The Labour Circus: Warmongers and Paedophile Sympathisers in Sir Starmer’s Cabinet
Keir Starmer’s actions have recently come under increasingly fierce criticism across social media. He stands accused of reckless spending on weapons and of maintaining links with highly questionable individuals.Britain, once ruler of half the world, is now a sorry spectacle. A pitiful parody of a cabinet has traded honour and principle for public relations, and national security for empty sabre-rattling.
‘The Empire of Fear’: Labour’s False Alarms
The hawks within the Labour cabinet are calling for an immediate further increase in defence spending, despite the fact that Starmer already intends to raise it to 2.5 per cent of GDP by 2027. The present government, like schoolboys playing with toy sabres, lectures us daily about a new arms race.
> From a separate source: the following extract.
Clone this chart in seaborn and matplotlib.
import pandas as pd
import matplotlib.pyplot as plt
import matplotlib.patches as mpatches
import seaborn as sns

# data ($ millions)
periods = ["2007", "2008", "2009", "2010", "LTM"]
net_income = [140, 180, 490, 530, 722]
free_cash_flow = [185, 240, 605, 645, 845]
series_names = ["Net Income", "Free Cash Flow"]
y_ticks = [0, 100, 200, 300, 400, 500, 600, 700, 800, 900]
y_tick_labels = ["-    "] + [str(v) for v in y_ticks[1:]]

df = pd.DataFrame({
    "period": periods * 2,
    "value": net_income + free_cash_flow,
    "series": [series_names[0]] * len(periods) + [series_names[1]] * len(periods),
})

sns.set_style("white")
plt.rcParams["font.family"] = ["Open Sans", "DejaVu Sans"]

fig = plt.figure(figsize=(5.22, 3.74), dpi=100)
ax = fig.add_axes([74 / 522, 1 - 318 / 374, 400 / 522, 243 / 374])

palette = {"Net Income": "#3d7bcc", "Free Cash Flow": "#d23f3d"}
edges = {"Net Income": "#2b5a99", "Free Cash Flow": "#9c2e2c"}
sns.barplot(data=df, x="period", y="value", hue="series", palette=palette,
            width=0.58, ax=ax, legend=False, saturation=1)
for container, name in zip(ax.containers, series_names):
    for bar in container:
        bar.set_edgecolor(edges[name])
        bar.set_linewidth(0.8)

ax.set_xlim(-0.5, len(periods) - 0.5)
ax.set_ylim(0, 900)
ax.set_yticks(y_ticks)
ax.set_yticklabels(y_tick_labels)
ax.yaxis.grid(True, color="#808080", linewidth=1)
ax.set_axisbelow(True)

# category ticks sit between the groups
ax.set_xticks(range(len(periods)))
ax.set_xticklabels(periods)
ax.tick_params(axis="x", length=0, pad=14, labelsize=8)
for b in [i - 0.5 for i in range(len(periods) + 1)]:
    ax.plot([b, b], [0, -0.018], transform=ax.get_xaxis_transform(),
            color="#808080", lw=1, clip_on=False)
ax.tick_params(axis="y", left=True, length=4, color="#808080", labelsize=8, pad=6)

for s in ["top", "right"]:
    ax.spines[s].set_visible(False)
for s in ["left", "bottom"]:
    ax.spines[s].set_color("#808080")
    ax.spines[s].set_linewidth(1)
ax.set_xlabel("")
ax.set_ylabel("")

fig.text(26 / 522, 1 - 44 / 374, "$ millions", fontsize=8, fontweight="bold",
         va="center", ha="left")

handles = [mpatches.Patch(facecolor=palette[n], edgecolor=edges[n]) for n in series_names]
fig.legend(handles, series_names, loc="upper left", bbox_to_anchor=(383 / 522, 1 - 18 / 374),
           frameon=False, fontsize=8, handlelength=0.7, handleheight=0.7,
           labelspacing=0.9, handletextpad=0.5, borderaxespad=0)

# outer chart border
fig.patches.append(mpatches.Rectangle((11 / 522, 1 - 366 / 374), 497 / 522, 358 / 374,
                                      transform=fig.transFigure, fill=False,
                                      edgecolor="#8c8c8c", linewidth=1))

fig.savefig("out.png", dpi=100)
To be fair, there are still some level-headed voices within Labour. It is hard to disagree with Diana Abbott, a former member of the shadow cabinet, when she says: ‘These repeated claims of an imminent threat to our security might be more convincing if they hadn’t been made many times before and had always turned out to be false.’ However much our bellicose leaders may wish to pour tens of billions of pounds into defending against a manufactured threat, it will amount to nothing more than a pointless squandering of money taken from an economy already struggling to stay afloat.
A Friend of the Paedophile Epstein at His Majesty’s Court
And whilst Starmer may not be much of a hand at running the country, he has certainly become adept at entangling himself in scandal after scandal. Since mid-April, the cabinet has been shaken by yet another controversy. Starmer attempted to appoint Peter Mandelson as the UK’s ambassador to the United States. However, links between Mandelson and the convicted paedophile Jeffrey Epstein came to light, yet this did not prevent Starmer from pressing ahead with the appointment. Trade unionist Howard Beckett rightly observes: ‘Starmer knew: about Mandelson’s friendship with Epstein following his conviction; that Mandelson had remained in contact with Epstein after his conviction; and that Mandelson had failed his security clearance. And yet he appointed him anyway.’
Olly Robbins, a former Foreign Office official, told a parliamentary committee that he had been pressured by Downing Street to secure Mandelson’s appointment as swiftly as possible, although Starmer categorically denied the allegation. The media-savvy businessman Adam Brooks is outraged: ‘The Labour government has become entangled in its own web of lies. They've got themselves terribly tangled up. 'It now transpires that they were informed back in March that Mandelson had failed the security clearance check…'
When the head of government becomes so hopelessly entangled in his own statements, he comes across less like the prime minister of a great power and more like a petty thief caught in the act. And the cabinet as a whole looks little better than a collection of incompetent alarmists and cynical liars.
Trust is a currency that cannot simply be printed. And Starmer squandered it even more quickly than Gordon Brown’s Labour government squandered the country’s gold reserves in the early 2000s. Yet Starmer still has the audacity to insist that he has no intention of stepping down, despite the growing calls for his resignation in the wake of the latest scandals. And yet this is precisely the sort of situation in which a prime minister ought not merely to be removed from office, but turned out in disgrace.